# TASK OBJECTIVE
Print the listing as it stands, omitting all images.

#### AVAILABLE DATA

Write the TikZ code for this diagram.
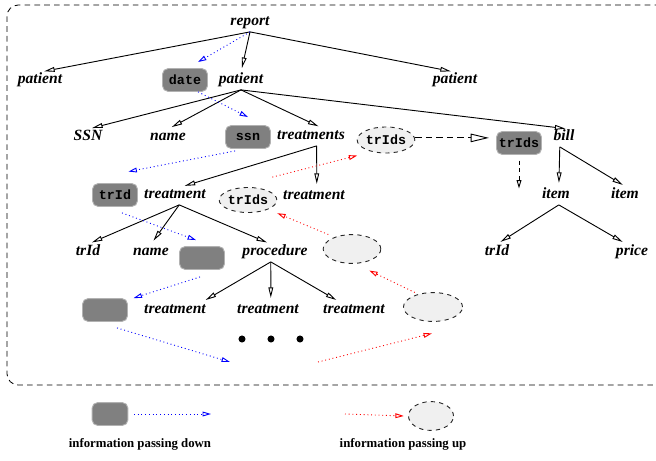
\documentclass[tikz,border=0pt]{standalone}
\usepackage{fontspec}
\setmainfont{Liberation Serif}
\setmonofont{Liberation Mono}
\usetikzlibrary{arrows.meta}
\usetikzlibrary{shapes.geometric}

\tikzset{
  lbl/.style={font=\fontsize{11.1}{12}\selectfont\bfseries\itshape, inner sep=1pt, text height=7pt, text depth=3pt},
  infobox/.style={draw=gray!60, fill=gray, rounded corners=4pt, minimum width=32pt, minimum height=16.3pt, inner sep=0pt, font=\fontsize{9.5}{10}\selectfont\ttfamily\bfseries},
  upell/.style={ellipse, draw=black!85, dashed, fill=black!6, minimum width=41pt, minimum height=18.5pt, inner sep=0pt, font=\fontsize{9.5}{10}\selectfont\ttfamily\bfseries},
  tree/.style={-{Triangle[open, length=7.5pt, width=3.4pt]}, shorten >=3pt},
  passdown/.style={blue, dotted, -{Triangle[open, length=6pt, width=3.4pt]}},
  passup/.style={red, dotted, -{Triangle[open, length=6pt, width=3.4pt]}},
  legendtxt/.style={font=\fontsize{9.1}{11}\selectfont\bfseries}
}

\begin{document}
\begin{tikzpicture}[x=0.025cm, y=-0.025cm, line width=0.65pt]
    \useasboundingbox (0,0) rectangle (656,460);
    % frame, open on the right
    \draw[dash pattern=on 4pt off 3pt, line width=0.6pt, rounded corners=8pt] (670,5) -- (7,5) -- (7,385) -- (670,385);

    % document tree
    \node[lbl] (rep) at (250,23) {report};
    \node[lbl] (patL) at (40,81) {patient};
    \node[infobox] (date) at (185,80) {date};
    \node[lbl] (patM) at (241,81) {patient};
    \node[lbl] (patR) at (455,81) {patient};
    \node[lbl] (ssnLbl) at (88,138) {SSN};
    \node[lbl] (nameA) at (168,138) {name};
    \node[infobox] (ssn) at (248,137) {ssn};
    \node[lbl] (trts) at (311,137) {treatments};
    \node[upell] (trIdsA) at (386,140) {trIds};
    \node[infobox] (trIdsB) at (519,143) {trIds};
    \node[lbl] (bill) at (564,138) {bill};
    \node[infobox] (trIdBox) at (115,195) {trId};
    \node[lbl] (trtA) at (175,196) {treatment};
    \node[upell, minimum height=17.8pt] (trIdsC) at (248,200) {trIds};
    \node[lbl] (trtB) at (314,197) {treatment};
    \node[lbl] (itemA) at (556,196) {item};
    \node[lbl] (itemB) at (625,196) {item};
    \node[lbl] (trIdA) at (88,253) {trId};
    \node[lbl] (nameB) at (151,253) {name};
    \node[infobox] (blankA) at (202,258) {};
    \node[lbl] (proc) at (275,253) {procedure};
    \node[upell, minimum height=20.5pt] (upA) at (352,249) {};
    \node[lbl] (trIdB) at (497,253) {trId};
    \node[lbl] (price) at (632,253) {price};
    \node[infobox] (blankB) at (105,310) {};
    \node[lbl] (trtC) at (175,311) {treatment};
    \node[lbl] (trtD) at (268,311) {treatment};
    \node[lbl] (trtE) at (354,311) {treatment};
    \node[upell, minimum width=42pt, minimum height=20.5pt] (upB) at (433,307) {};
    \node[circle, fill, inner sep=0pt, minimum size=5pt] (dotA) at (242,339) {};
    \node[circle, fill, inner sep=0pt, minimum size=5pt] (dotB) at (271,339) {};
    \node[circle, fill, inner sep=0pt, minimum size=5pt] (dotC) at (300,339) {};
    \coordinate (gapL) at (230,362);
    \coordinate (gapR) at (318,362);

    % edges
    \draw[tree] (rep.south) -- (patL.north);
    \draw[tree] (rep.south) -- (patM.north);
    \draw[tree] (rep.south) -- (patR.north);
    \draw[tree] (patM.south) -- (ssnLbl.north);
    \draw[tree] (patM.south) -- (nameA.north);
    \draw[tree] (patM.south) -- ([xshift=8pt]trts.north);
    \draw[tree] (patM.south) -- ([xshift=4pt]bill.north);
    \draw[tree] ([xshift=4pt]trts.south) -- ([xshift=4pt]trtA.north);
    \draw[tree] ([xshift=4pt]trts.south) -- ([xshift=2pt]trtB.north);
    \draw[tree] ([xshift=-3pt]bill.south) -- ([xshift=2pt]itemA.north);
    \draw[tree] ([xshift=-3pt]bill.south) -- ([xshift=1pt]itemB.north);
    \draw[tree] ([xshift=3pt]trtA.south) -- (trIdA.north);
    \draw[tree] ([xshift=3pt]trtA.south) -- (nameB.north);
    \draw[tree] ([xshift=3pt]trtA.south) -- ([xshift=-3pt]proc.north);
    \draw[tree] ([xshift=-3pt]proc.south) -- ([xshift=-4pt]trtC.north east);
    \draw[tree] ([xshift=-3pt]proc.south) -- ([xshift=2pt]trtD.north);
    \draw[tree] ([xshift=-3pt]proc.south) -- ([xshift=-10pt]trtE.north);
    \draw[tree] ([xshift=2pt]itemA.south) -- (trIdB.north);
    \draw[tree] ([xshift=2pt]itemA.south) -- ([xshift=-4pt]price.north);

    % trIds handed across to the bill
    \draw[dash pattern=on 4.5pt off 3pt, -{Triangle[open, length=13pt, width=6pt]}, shorten >=5pt] ([yshift=1.5pt]trIdsA.east) -- ([yshift=1.5pt]trIdsA.east -| trIdsB.west);
    \draw[dash pattern=on 3pt off 2.5pt, -{Triangle[open, length=6pt, width=3.4pt]}] ([yshift=-4pt]trIdsB.south) -- ++(0,28);

    % information passing down
    \draw[passdown] (rep.south) -- ([shift={(-10,-6)}]date.north east);
    \draw[passdown] ([xshift=-7pt]date.south east) -- ([shift={(0,-8)}]ssn.north);
    \draw[passdown] ([shift={(10,2)}]ssn.south west) -- ([shift={(-9.5,-11.5)}]trIdBox.north east);
    \draw[passdown] ([shift={(7,6)}]trIdBox.south) -- ([shift={(-6,-6)}]blankA.north);
    \draw[passdown] ([shift={(-2,7)}]blankA.south) -- ([xshift=4pt]blankB.north east);
    \draw[passdown] ([shift={(12,6)}]blankB.south) -- (gapL);

    % information passing up
    \draw[passup] (gapR) -- ([shift={(-1,11.5)}]upB.south);
    \draw[passup] ([shift={(3,-4)}]upB.north west) -- ([shift={(-3.5,11)}]upA.south east);
    \draw[passup] ([shift={(-3,-4)}]upA.north west) -- ([shift={(8.5,4)}]trIdsC.south east);
    \draw[passup] ([shift={(-9,-11)}]trtB.north west) -- ([shift={(-8,6)}]trIdsA.south west);

    % legend
    \node[infobox, minimum width=25.5pt] (lgBox) at (110,414) {};
    \coordinate (lgDn) at (211,414);
    \draw[passdown] ([xshift=4pt]lgBox.east) -- (lgDn);
    \node[upell, minimum width=32pt, minimum height=20.5pt] (lgEll) at (431,416) {};
    \coordinate (lgUp) at (345,414);
    \draw[passup] (lgUp) -- ([xshift=-3pt]lgEll.west);
    \node[legendtxt] (lgDnTxt) at (140,444) {information passing down};
    \node[legendtxt] (lgUpTxt) at (403,444) {information passing up};
\end{tikzpicture}
\end{document}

########

# OUTPUT
Write the TikZ code for this diagram.
\documentclass[tikz,border=0pt]{standalone}
\usepackage{fontspec}
\setmainfont{Liberation Serif}
\setmonofont{Liberation Mono}
\usetikzlibrary{arrows.meta}
\usetikzlibrary{shapes.geometric}

\tikzset{
  lbl/.style={font=\fontsize{11.1}{12}\selectfont\bfseries\itshape, inner sep=1pt, text height=7pt, text depth=3pt},
  infobox/.style={draw=gray!60, fill=gray, rounded corners=4pt, minimum width=32pt, minimum height=16.3pt, inner sep=0pt, font=\fontsize{9.5}{10}\selectfont\ttfamily\bfseries},
  upell/.style={ellipse, draw=black!85, dashed, fill=black!6, minimum width=41pt, minimum height=18.5pt, inner sep=0pt, font=\fontsize{9.5}{10}\selectfont\ttfamily\bfseries},
  tree/.style={-{Triangle[open, length=7.5pt, width=3.4pt]}, shorten >=3pt},
  passdown/.style={blue, dotted, -{Triangle[open, length=6pt, width=3.4pt]}},
  passup/.style={red, dotted, -{Triangle[open, length=6pt, width=3.4pt]}},
  legendtxt/.style={font=\fontsize{9.1}{11}\selectfont\bfseries}
}

\begin{document}
\begin{tikzpicture}[x=0.025cm, y=-0.025cm, line width=0.65pt]
    \useasboundingbox (0,0) rectangle (656,460);
    % frame, open on the right
    \draw[dash pattern=on 4pt off 3pt, line width=0.6pt, rounded corners=8pt] (670,5) -- (7,5) -- (7,385) -- (670,385);

    % document tree
    \node[lbl] (rep) at (250,23) {report};
    \node[lbl] (patL) at (40,81) {patient};
    \node[infobox] (date) at (185,80) {date};
    \node[lbl] (patM) at (241,81) {patient};
    \node[lbl] (patR) at (455,81) {patient};
    \node[lbl] (ssnLbl) at (88,138) {SSN};
    \node[lbl] (nameA) at (168,138) {name};
    \node[infobox] (ssn) at (248,137) {ssn};
    \node[lbl] (trts) at (311,137) {treatments};
    \node[upell] (trIdsA) at (386,140) {trIds};
    \node[infobox] (trIdsB) at (519,143) {trIds};
    \node[lbl] (bill) at (564,138) {bill};
    \node[infobox] (trIdBox) at (115,195) {trId};
    \node[lbl] (trtA) at (175,196) {treatment};
    \node[upell, minimum height=17.8pt] (trIdsC) at (248,200) {trIds};
    \node[lbl] (trtB) at (314,197) {treatment};
    \node[lbl] (itemA) at (556,196) {item};
    \node[lbl] (itemB) at (625,196) {item};
    \node[lbl] (trIdA) at (88,253) {trId};
    \node[lbl] (nameB) at (151,253) {name};
    \node[infobox] (blankA) at (202,258) {};
    \node[lbl] (proc) at (275,253) {procedure};
    \node[upell, minimum height=20.5pt] (upA) at (352,249) {};
    \node[lbl] (trIdB) at (497,253) {trId};
    \node[lbl] (price) at (632,253) {price};
    \node[infobox] (blankB) at (105,310) {};
    \node[lbl] (trtC) at (175,311) {treatment};
    \node[lbl] (trtD) at (268,311) {treatment};
    \node[lbl] (trtE) at (354,311) {treatment};
    \node[upell, minimum width=42pt, minimum height=20.5pt] (upB) at (433,307) {};
    \node[circle, fill, inner sep=0pt, minimum size=5pt] (dotA) at (242,339) {};
    \node[circle, fill, inner sep=0pt, minimum size=5pt] (dotB) at (271,339) {};
    \node[circle, fill, inner sep=0pt, minimum size=5pt] (dotC) at (300,339) {};
    \coordinate (gapL) at (230,362);
    \coordinate (gapR) at (318,362);

    % edges
    \draw[tree] (rep.south) -- (patL.north);
    \draw[tree] (rep.south) -- (patM.north);
    \draw[tree] (rep.south) -- (patR.north);
    \draw[tree] (patM.south) -- (ssnLbl.north);
    \draw[tree] (patM.south) -- (nameA.north);
    \draw[tree] (patM.south) -- ([xshift=8pt]trts.north);
    \draw[tree] (patM.south) -- ([xshift=4pt]bill.north);
    \draw[tree] ([xshift=4pt]trts.south) -- ([xshift=4pt]trtA.north);
    \draw[tree] ([xshift=4pt]trts.south) -- ([xshift=2pt]trtB.north);
    \draw[tree] ([xshift=-3pt]bill.south) -- ([xshift=2pt]itemA.north);
    \draw[tree] ([xshift=-3pt]bill.south) -- ([xshift=1pt]itemB.north);
    \draw[tree] ([xshift=3pt]trtA.south) -- (trIdA.north);
    \draw[tree] ([xshift=3pt]trtA.south) -- (nameB.north);
    \draw[tree] ([xshift=3pt]trtA.south) -- ([xshift=-3pt]proc.north);
    \draw[tree] ([xshift=-3pt]proc.south) -- ([xshift=-4pt]trtC.north east);
    \draw[tree] ([xshift=-3pt]proc.south) -- ([xshift=2pt]trtD.north);
    \draw[tree] ([xshift=-3pt]proc.south) -- ([xshift=-10pt]trtE.north);
    \draw[tree] ([xshift=2pt]itemA.south) -- (trIdB.north);
    \draw[tree] ([xshift=2pt]itemA.south) -- ([xshift=-4pt]price.north);

    % trIds handed across to the bill
    \draw[dash pattern=on 4.5pt off 3pt, -{Triangle[open, length=13pt, width=6pt]}, shorten >=5pt] ([yshift=1.5pt]trIdsA.east) -- ([yshift=1.5pt]trIdsA.east -| trIdsB.west);
    \draw[dash pattern=on 3pt off 2.5pt, -{Triangle[open, length=6pt, width=3.4pt]}] ([yshift=-4pt]trIdsB.south) -- ++(0,28);

    % information passing down
    \draw[passdown] (rep.south) -- ([shift={(-10,-6)}]date.north east);
    \draw[passdown] ([xshift=-7pt]date.south east) -- ([shift={(0,-8)}]ssn.north);
    \draw[passdown] ([shift={(10,2)}]ssn.south west) -- ([shift={(-9.5,-11.5)}]trIdBox.north east);
    \draw[passdown] ([shift={(7,6)}]trIdBox.south) -- ([shift={(-6,-6)}]blankA.north);
    \draw[passdown] ([shift={(-2,7)}]blankA.south) -- ([xshift=4pt]blankB.north east);
    \draw[passdown] ([shift={(12,6)}]blankB.south) -- (gapL);

    % information passing up
    \draw[passup] (gapR) -- ([shift={(-1,11.5)}]upB.south);
    \draw[passup] ([shift={(3,-4)}]upB.north west) -- ([shift={(-3.5,11)}]upA.south east);
    \draw[passup] ([shift={(-3,-4)}]upA.north west) -- ([shift={(8.5,4)}]trIdsC.south east);
    \draw[passup] ([shift={(-9,-11)}]trtB.north west) -- ([shift={(-8,6)}]trIdsA.south west);

    % legend
    \node[infobox, minimum width=25.5pt] (lgBox) at (110,414) {};
    \coordinate (lgDn) at (211,414);
    \draw[passdown] ([xshift=4pt]lgBox.east) -- (lgDn);
    \node[upell, minimum width=32pt, minimum height=20.5pt] (lgEll) at (431,416) {};
    \coordinate (lgUp) at (345,414);
    \draw[passup] (lgUp) -- ([xshift=-3pt]lgEll.west);
    \node[legendtxt] (lgDnTxt) at (140,444) {information passing down};
    \node[legendtxt] (lgUpTxt) at (403,444) {information passing up};
\end{tikzpicture}
\end{document}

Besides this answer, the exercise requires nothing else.